The other night I watched that new House episode about Cuddy's busy day made of hell and it actually made me notably upset. I know. I promise, it's not just that I'm susceptible to television... it's that I'm susceptible to certain television when in certain states of panic/depression.
I used to be able to do that. My mornings used to begin with writing at least ten emails to my CCN volunteers/co-coordinators/affiliate organizations, I used to fight with insurance companies between classes, organize city-wide activism events during lunch (when I took it), make calls to senators while waiting for PCR runs to amplify my DNA segments, go home to tiptoe around my bipolar ex-boyfriend in the trash dump that was the "home" I shared with five filthy boys, and write grant proposals after I'd finished studying.
And yes, I did cry when that House episode reminded me of the person I can never be again much less improve upon.

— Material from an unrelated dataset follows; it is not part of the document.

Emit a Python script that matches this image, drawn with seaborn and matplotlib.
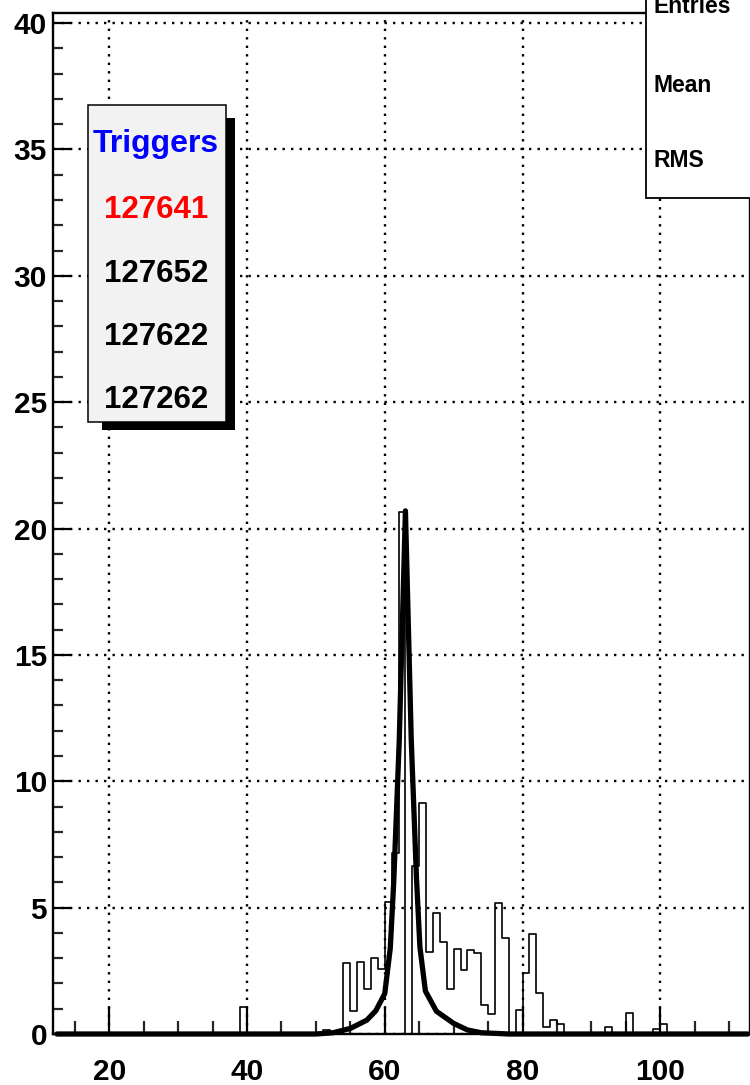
import numpy as np
import pandas as pd
import matplotlib
matplotlib.use("Agg")
import matplotlib.pyplot as plt
from matplotlib.patches import Rectangle
from matplotlib.ticker import MultipleLocator
import seaborn as sns

# ---------------- data ----------------
bin_low = [39, 51, 54, 55, 56, 57, 58, 59, 60, 61,
           62, 64, 65, 66, 67, 68, 69, 70, 71, 72,
           73, 74, 75, 76, 77, 79, 80, 81, 82, 83,
           84, 85, 92, 95, 99, 100]
bin_content = [1.08, 0.16, 2.80, 0.92, 2.86, 1.77, 3.00, 2.56, 5.24, 7.15,
               20.67, 6.65, 9.15, 3.26, 4.80, 3.65, 1.77, 3.36, 2.53, 3.32,
               3.22, 1.15, 0.79, 5.17, 3.78, 0.95, 2.43, 3.96, 1.61, 0.29,
               0.55, 0.40, 0.29, 0.82, 0.21, 0.40]
hist_range = (12, 113)

fit_x = [12.4, 50.0, 52.5, 55.0, 57.4, 58.7, 60.0, 60.8, 61.3, 62.1, 63.0,
         63.85, 64.6, 65.1, 65.9, 67.5, 70.0, 72.0, 74.0, 78.0, 112.7]
fit_y = [0.0, 0.0, 0.05, 0.22, 0.55, 0.92, 1.6, 3.4, 6.0, 11.6, 20.7,
         11.6, 6.2, 3.45, 1.7, 0.9, 0.42, 0.16, 0.05, 0.0, 0.0]

legend_title = "Triggers"
legend_entries = ["127641", "127652", "127622", "127262"]
legend_colors = ["red", "black", "black", "black"]
stats_labels = ["Entries", "Mean", "RMS"]

# ---------------- figure ----------------
sns.set_theme(style="white")
plt.rcParams["font.family"] = ["Liberation Sans", "DejaVu Sans"]
plt.rcParams["font.weight"] = "bold"

W, H = 750, 1085
fig = plt.figure(figsize=(W / 100, H / 100), dpi=100)
fig.patch.set_facecolor("white")


def fx(px):
    return px / W


def fy(py):
    return 1 - py / H


ax = fig.add_axes([fx(53.3), fy(1034), fx(749.5) - fx(53.3), fy(13) - fy(1034)])
ax.set_facecolor("white")

hist_df = pd.DataFrame({"center": np.array(bin_low, dtype=float) + 0.5,
                        "content": np.array(bin_content, dtype=float)})
fit_df = pd.DataFrame({"x": fit_x, "y": fit_y})

sns.histplot(data=hist_df, x="center", weights="content", binwidth=1,
             binrange=hist_range, element="step", fill=False, color="black",
             linewidth=1.2, ax=ax)
sns.lineplot(data=fit_df, x="x", y="y", sort=False, estimator=None,
             color="black", linewidth=3.8, ax=ax, clip_on=False, zorder=5)

ax.set_xlim(11.87, 112.96)
ax.set_ylim(0, 40.4)
ax.set_xlabel("")
ax.set_ylabel("")

ax.xaxis.set_major_locator(MultipleLocator(20))
ax.xaxis.set_minor_locator(MultipleLocator(5))
ax.yaxis.set_major_locator(MultipleLocator(5))
ax.yaxis.set_minor_locator(MultipleLocator(1))
ax.tick_params(axis="x", which="major", direction="in", length=19.5, width=1.6,
               pad=17.0, labelsize=21.5, colors="black", bottom=True, top=False)
ax.tick_params(axis="x", which="minor", direction="in", length=9.5, width=1.6,
               bottom=True, top=False)
ax.tick_params(axis="y", which="major", direction="in", length=13, width=1.6,
               pad=4.5, labelsize=21.5, colors="black", left=True, right=False)
ax.tick_params(axis="y", which="minor", direction="in", length=7.5, width=1.6,
               left=True, right=False)
for lab in ax.get_xticklabels() + ax.get_yticklabels():
    lab.set_fontweight("bold")

ax.grid(True, which="major", color="black", linestyle=(0, (1, 2.6)), linewidth=1.7)
ax.set_axisbelow(True)
for s in ["left", "top", "bottom"]:
    ax.spines[s].set_color("black")
    ax.spines[s].set_linewidth(1.7)
ax.spines["right"].set_color("black")
ax.spines["right"].set_linewidth(1.0)

# ---------------- Triggers legend box ----------------
shadow = Rectangle((fx(101.7), fy(430)), fx(235) - fx(101.7), fy(118) - fy(430),
                   transform=fig.transFigure, facecolor="black", edgecolor="none",
                   zorder=10)
box = Rectangle((fx(88.3), fy(421.7)), fx(226) - fx(88.3), fy(105) - fy(421.7),
                transform=fig.transFigure, facecolor="#f2f2f2", edgecolor="black",
                linewidth=1.1, zorder=11)
fig.patches.extend([shadow, box])

fig.text(fx(156), fy(151.7), legend_title, color="#0000ff", fontsize=23,
         fontweight="bold", ha="center", va="baseline", zorder=12)
baselines = [218.3, 281.7, 345.0, 408.3]
for t, c, b in zip(legend_entries, legend_colors, baselines):
    fig.text(fx(156.5), fy(b), t, color=c, fontsize=22.5, fontweight="bold",
             ha="center", va="baseline", zorder=12)

# ---------------- stats box (top right, cut off) ----------------
stats = Rectangle((fx(645.7), fy(198)), fx(800) - fx(645.7), fy(-20) - fy(198),
                  transform=fig.transFigure, facecolor="white", edgecolor="black",
                  linewidth=1.3, zorder=10)
fig.patches.append(stats)
for t, b in zip(stats_labels, [13.3, 91.7, 166.7]):
    fig.text(fx(653.3), fy(b), t, color="black", fontsize=16.5, fontweight="bold",
             ha="left", va="baseline", zorder=12)

fig.savefig("out.png", dpi=100, facecolor="white")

Granted, I do not miss all of those things, but I do miss being able to say I negotiated them almost flawlessly... with some minor debasing of my GPA.

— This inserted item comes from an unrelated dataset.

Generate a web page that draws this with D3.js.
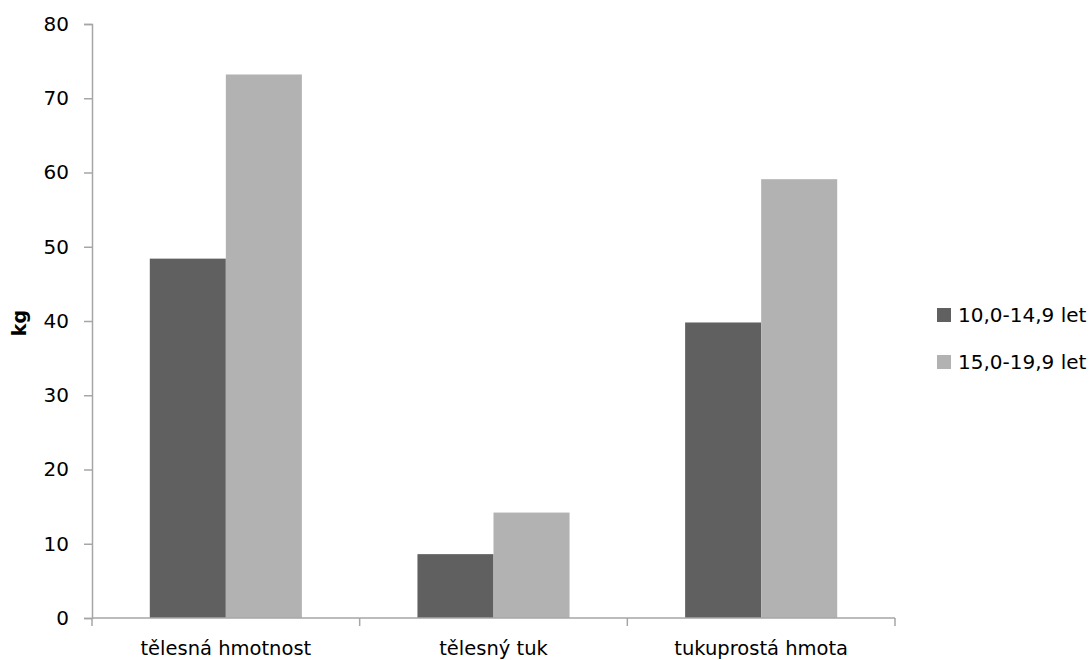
<!DOCTYPE html>
<html>
<head>
<meta charset="utf-8">
<script src="https://cdn.jsdelivr.net/npm/d3@7"></script>
<style>
  html, body { margin: 0; padding: 0; background: #ffffff; }
  svg { display: block; }
  text { font-family: "DejaVu Sans", Verdana, sans-serif; fill: #000; }
</style>
</head>
<body>
<svg id="chart" width="1090" height="660"></svg>
<script>
// Body composition by age group (kg)
const categories = ["tělesná hmotnost", "tělesný tuk", "tukuprostá hmota"];
const seriesNames = ["10,0-14,9 let", "15,0-19,9 let"];
const youngerValues = [48.4, 8.6, 39.8];
const olderValues = [73.2, 14.2, 59.1];
const yTicks = [0, 10, 20, 30, 40, 50, 60, 70, 80];
const seriesColors = ["#606060", "#b2b2b2"];
const yLabel = "kg";

const rows = categories.map((c, i) => ({
  category: c,
  values: [youngerValues[i], olderValues[i]]
}));

const svg = d3.select("#chart");
const margin = { left: 92, top: 24, right: 195, bottom: 42 };
const width = 1090 - margin.left - margin.right;
const height = 660 - margin.top - margin.bottom;

const g = svg.append("g").attr("transform", `translate(${margin.left},${margin.top})`);

const x0 = d3.scaleBand().domain(categories).range([0, width]).padding(0);
const x1 = d3.scaleBand().domain(seriesNames).range([0, x0.bandwidth()])
  .paddingInner(0).paddingOuter(0.76);
const y = d3.scaleLinear().domain([0, 80]).range([height, 0]);
const color = d3.scaleOrdinal().domain(seriesNames).range(seriesColors);

// Bars
const groups = g.selectAll("g.cat").data(rows).join("g")
  .attr("class", "cat")
  .attr("transform", d => `translate(${x0(d.category)},0)`);

groups.selectAll("rect")
  .data(d => d.values.map((v, i) => ({ name: seriesNames[i], value: v })))
  .join("rect")
  .attr("x", d => x1(d.name))
  .attr("y", d => y(d.value))
  .attr("width", x1.bandwidth())
  .attr("height", d => height - y(d.value))
  .attr("fill", d => color(d.name));

// Y axis
const yAxis = g.append("g")
  .call(d3.axisLeft(y).tickValues(yTicks).tickSize(8).tickPadding(15));
yAxis.select(".domain").attr("stroke", "#a6a6a6").attr("stroke-width", 1.5);
yAxis.selectAll(".tick line").attr("stroke", "#a6a6a6").attr("stroke-width", 1.5);
yAxis.selectAll(".tick text")
  .style("font-family", "'DejaVu Sans', Verdana, sans-serif")
  .style("font-size", "20px").attr("fill", "#000");

// X axis: category boundaries marked with ticks
const xAxis = g.append("g").attr("transform", `translate(0,${height})`);
xAxis.append("line")
  .attr("x1", 0).attr("x2", width)
  .attr("stroke", "#a6a6a6").attr("stroke-width", 1.5);
const boundaries = categories.map(c => x0(c)).concat([x0(categories[categories.length - 1]) + x0.bandwidth()]);
xAxis.selectAll("line.bt").data(boundaries).join("line")
  .attr("class", "bt")
  .attr("x1", d => d).attr("x2", d => d)
  .attr("y1", 0).attr("y2", 8)
  .attr("stroke", "#a6a6a6").attr("stroke-width", 1.5);
xAxis.selectAll("text.cl").data(categories).join("text")
  .attr("class", "cl")
  .attr("x", d => x0(d) + x0.bandwidth() / 2)
  .attr("y", 37)
  .attr("text-anchor", "middle")
  .style("font-size", "19.5px")
  .text(d => d);

// Y axis title
g.append("text")
  .attr("transform", `translate(${-66},${height / 2 + 2}) rotate(-90)`)
  .attr("text-anchor", "middle")
  .style("font-size", "19px")
  .style("font-weight", "bold")
  .text(yLabel);

// Legend
const legend = svg.append("g").attr("transform", "translate(937,308)");
const items = legend.selectAll("g").data(seriesNames).join("g")
  .attr("transform", (d, i) => `translate(0,${i * 47})`);
items.append("rect").attr("width", 14).attr("height", 14).attr("fill", d => color(d));
items.append("text").attr("x", 21).attr("y", 7).attr("dy", "0.36em")
  .style("font-size", "20px").text(d => d);
</script>
</body>
</html>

I also miss the balance and happiness I achieved when I left my neurotic college years behind. Since this flare began, the successfully stifled negative and broken pieces of my being have resurfaced in a vengeful tumult. They are pissed off that I gave passion the reins and buried fear under the floor boards.

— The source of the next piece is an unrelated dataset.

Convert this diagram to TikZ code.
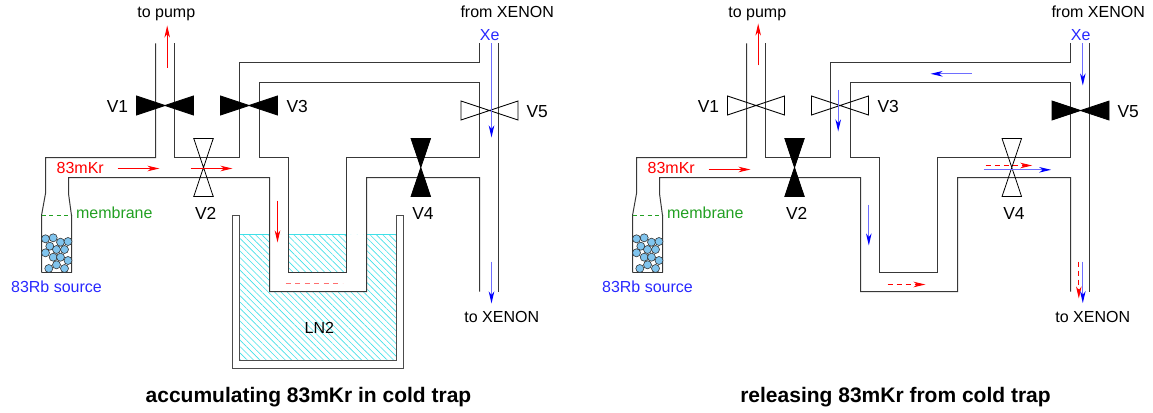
\documentclass[tikz,border=0pt]{standalone}
\usepackage{fontspec}
\setmainfont{Liberation Sans}
\usetikzlibrary{arrows.meta,patterns.meta}
\definecolor{pipe}{HTML}{383838}
\definecolor{ball}{HTML}{80C4EE}
\definecolor{mgreen}{HTML}{22A022}
\definecolor{tblue}{HTML}{2828FF}
\definecolor{lblue}{HTML}{6E6EFF}
\definecolor{lred}{HTML}{FF7070}
\definecolor{lncol}{HTML}{40E0E8}
\tikzset{
  pipeline/.style={draw=pipe, line width=1pt, line join=miter},
  dewarline/.style={draw=black!70, line width=1pt, line join=miter},
  valveh/.pic={\path[pic actions] (-28.5,-9.5) -- (28.5,9.5) -- (28.5,-9.5) -- (-28.5,9.5) -- cycle;},
  valvev/.pic={\path[pic actions] (-9.75,-29) -- (9.75,29) -- (-9.75,29) -- (9.75,-29) -- cycle;},
  closedvalve/.style={draw=black, fill=black, line width=0.8pt, line join=miter},
  openvalve/.style={draw=black, line width=0.8pt, line join=miter},
  ballstyle/.style={draw=black!80, fill=ball, line width=0.6pt},
  membr/.style={draw=mgreen, line width=1pt, dash pattern=on 4pt off 3.5pt},
  redarrow/.style={draw=red, line width=1pt, -{Stealth[length=12pt,width=5.5pt,inset=3.5pt]}},
  reddash/.style={draw=red, line width=1pt, dash pattern=on 5pt off 4pt, -{Stealth[length=12pt,width=5.5pt,inset=3.5pt]}},
  bluearrow/.style={draw=lblue, line width=1.3pt, -{Stealth[length=12pt,width=5.5pt,inset=3.5pt,color=blue]}},
  lbl/.style={font=\fontsize{16}{18}\selectfont, anchor=base, inner sep=0pt},
  vlbl/.style={font=\fontsize{17.4}{20}\selectfont, anchor=base, inner sep=0pt},
  ttl/.style={font=\fontsize{21}{24}\selectfont\bfseries, anchor=base, inner sep=0pt},
}
\newcommand\drawpipes{%
  \draw[pipeline] (41,272) -- (41,215) -- (45,193) -- (45,157) -- (155,157) -- (155,43);
  \draw[pipeline] (174,43) -- (174,157) -- (239,157) -- (239,62) -- (479,62) -- (479,43);
  \draw[pipeline] (259,82) -- (479,82) -- (479,157) -- (346,157) -- (346,272) -- (288,272) -- (288,157) -- (259,157) -- cycle;
  \draw[pipeline] (71,272) -- (71,215) -- (68,193) -- (68,177) -- (269,177) -- (269,291) -- (366,291) -- (366,177) -- (479,177) -- (479,291);
  \draw[pipeline] (498,43) -- (498,291);
  \draw[pipeline] (41,272) -- (71,272);
  \foreach \bx/\by in {45/238.3,52.7/237.3,60/241.7,67.5/241,49.3/245.7,56/249,64/249,45/252.3,52.7/256.7,60/256.7,67.5/260,48.3/268,56/264.3,64/268}
    \draw[ballstyle] (\bx,\by) circle[radius=4];
  \draw[membr] (41,215) -- (71,215);
}
\begin{document}
\begin{tikzpicture}[x=1pt,y=-1pt]
\useasboundingbox (0,0) rectangle (1153,412);
\begin{scope}[shift={(0.5,0.5)}]
% ================= LEFT PANEL =================
\begin{scope}
  % liquid nitrogen
  \fill[pattern={Lines[angle=-45,distance=4.5pt,line width=0.6pt]}, pattern color=lncol, even odd rule]
    (239,234) rectangle (396,360) (269,234) rectangle (366,291) (288,234) rectangle (346,272);
  \draw[lncol, line width=1pt] (239,234) -- (269,234) (288,234) -- (346,234) (366,234) -- (396,234);
  % dewar
  \draw[dewarline] (239,215) -- (239,360) -- (396,360) -- (396,215) -- (403,215) -- (403,368) -- (232,368) -- (232,215) -- cycle;
  \drawpipes
  % valves
  \pic[closedvalve] at (164.5,105) {valveh};
  \pic[closedvalve] at (248.5,105) {valveh};
  \pic[openvalve] at (489,110) {valveh};
  \pic[openvalve] at (203,167) {valvev};
  \pic[closedvalve] at (420.3,167) {valvev};
  % arrow end points
  \coordinate (LpumpS) at (166.7,67);   \coordinate (LpumpE) at (166.7,25);
  \coordinate (LkrAS) at (117,168);     \coordinate (LkrAE) at (159,168);
  \coordinate (LkrBS) at (190,168);     \coordinate (LkrBE) at (232,168);
  \coordinate (LtrapS) at (277,200);    \coordinate (LtrapE) at (277,242);
  \coordinate (LdashS) at (285,283);    \coordinate (LdashE) at (342,283);
  \coordinate (LxeS) at (491,43);       \coordinate (LxeE) at (491,137);
  \coordinate (LoutS) at (491,261);     \coordinate (LoutE) at (491,303);
  \draw[redarrow] (LpumpS) -- (LpumpE);
  \draw[redarrow] (LkrAS) -- (LkrAE);
  \draw[redarrow] (LkrBS) -- (LkrBE);
  \draw[redarrow] (LtrapS) -- (LtrapE);
  \draw[draw=lred, line width=1pt, dash pattern=on 5pt off 4.5pt] (LdashS) -- (LdashE);
  \draw[bluearrow] (LxeS) -- (LxeE);
  \draw[bluearrow] (LoutS) -- (LoutE);
  % labels
  \node[lbl] (Lpump) at (165.8,17) {to pump};
  \node[lbl] (Lfrom) at (506.7,17) {from XENON};
  \node[lbl, text=tblue] (Lxe) at (489.2,40) {Xe};
  \node[vlbl] (LV1) at (117,111.5) {V1};
  \node[vlbl] (LV3) at (296.7,111.5) {V3};
  \node[vlbl] (LV5) at (536.7,116.7) {V5};
  \node[vlbl] (LV2) at (205.2,218.5) {V2};
  \node[vlbl] (LV4) at (422.5,219) {V4};
  \node[lbl, text=red] (Lkr) at (79.7,173.3) {83mKr};
  \node[lbl, text=mgreen] (Lmem) at (113.8,218.3) {membrane};
  \node[lbl, text=tblue] (Lrb) at (56,291.7) {83Rb source};
  \node[lbl] (Lln) at (318.8,333.3) {LN2};
  \node[lbl] (Lto) at (501.3,321.7) {to XENON};
  \node[ttl] (Ltitle) at (308,402.3) {accumulating 83mKr in cold trap};
\end{scope}
% ================= RIGHT PANEL =================
\begin{scope}[xshift=591pt]
  \drawpipes
  \pic[openvalve] at (164.5,105) {valveh};
  \pic[openvalve] at (248.5,105) {valveh};
  \pic[closedvalve] at (489,110) {valveh};
  \pic[closedvalve] at (203,167) {valvev};
  \pic[openvalve] at (420.3,167) {valvev};
  \coordinate (RpumpS) at (166.7,65);   \coordinate (RpumpE) at (166.7,23);
  \coordinate (RkrS) at (117,169);      \coordinate (RkrE) at (159,169);
  \coordinate (RvS) at (246.7,89);      \coordinate (RvE) at (246.7,131);
  \coordinate (RtopS) at (380,73.3);    \coordinate (RtopE) at (339,73.3);
  \coordinate (RxeS) at (491.3,43);     \coordinate (RxeE) at (491.3,85);
  \coordinate (RtrapS) at (277.3,204);  \coordinate (RtrapE) at (277.3,245);
  \coordinate (RbotS) at (296,284);     \coordinate (RbotE) at (334,284);
  \coordinate (RvfS) at (394,165);      \coordinate (RvfE) at (440.7,165);
  \coordinate (RvbS) at (392,169.3);    \coordinate (RvbE) at (459.7,169.3);
  \coordinate (RoutrS) at (487.3,261);  \coordinate (RoutrE) at (487.3,298);
  \coordinate (RoutbS) at (491.3,261);  \coordinate (RoutbE) at (491.3,302.7);
  \draw[redarrow] (RpumpS) -- (RpumpE);
  \draw[redarrow] (RkrS) -- (RkrE);
  \draw[bluearrow] (RvS) -- (RvE);
  \draw[bluearrow] (RtopS) -- (RtopE);
  \draw[bluearrow] (RxeS) -- (RxeE);
  \draw[bluearrow] (RtrapS) -- (RtrapE);
  \draw[reddash] (RbotS) -- (RbotE);
  \draw[bluearrow] (RvbS) -- (RvbE);
  \draw[reddash] (RvfS) -- (RvfE);
  \draw[reddash] (RoutrS) -- (RoutrE);
  \draw[bluearrow] (RoutbS) -- (RoutbE);
  \node[lbl] (Rpump) at (165.8,17) {to pump};
  \node[lbl] (Rfrom) at (506.7,17) {from XENON};
  \node[lbl, text=tblue] (Rxe) at (489.2,40) {Xe};
  \node[vlbl] (RV1) at (117,111.5) {V1};
  \node[vlbl] (RV3) at (296.7,111.5) {V3};
  \node[vlbl] (RV5) at (536.7,116.7) {V5};
  \node[vlbl] (RV2) at (205.2,218.5) {V2};
  \node[vlbl] (RV4) at (422.5,219) {V4};
  \node[lbl, text=red] (Rkr) at (79.7,173.3) {83mKr};
  \node[lbl, text=mgreen] (Rmem) at (113.8,218.3) {membrane};
  \node[lbl, text=tblue] (Rrb) at (56,291.7) {83Rb source};
  \node[lbl] (Rto) at (501.3,321.7) {to XENON};
  \node[ttl] (Rtitle) at (304,402.3) {releasing 83mKr from cold trap};
\end{scope}
\end{scope}
\end{tikzpicture}
\end{document}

I held off on reporting the results of last year's graduate school expedition so as to bundle all the news into one giant bouquet of corpse flowers: rejections from Stanford, UCSF and UCLA (residency makes competition ten times greater in such a broken system). Still waiting for USC but assuming another denial. **If you're thinking of apologizing or consoling, please don't.
When the House episode concluded, H.B., seeing my red eyes immediately began damage control (partly quoted and partly paraphrased, with permission, of course):
"I can't ever be the person I want to be! [whine] I've never been the smartest, but I used to be one of the most capable people I know and now I'm failing at everything I attempt and all my dreams are shattered![bawl]" A little exaggerated, but I do like to put a dramatic spin on my despair.
"You may not be jumping through the hoops as quickly or in the same order as the people you compare yourself to, but I've never seen anyone more passionate than you are about what they do. Look at my friend X.; he's in his third year of medical school and he likes to brag about how much he works, but never about what he does or learns. And Y. has a graduate degree from [exceedingly prestigious school] -- you heard the way he talked about his job, your questions about his work were more enthusiastic than his answers. These are the people who went through the motions with the highest grades, the best numbers, the most time and energy to get through grunt work. They are academically successful, but they're not crazy about what they do or how they got there. You are crazy about what you do, and you're crazy about the way you're doing it even if it's not happening as quickly as you'd like. You need a hobby other than self loathing."
And he was right. So I started writing again this weekend.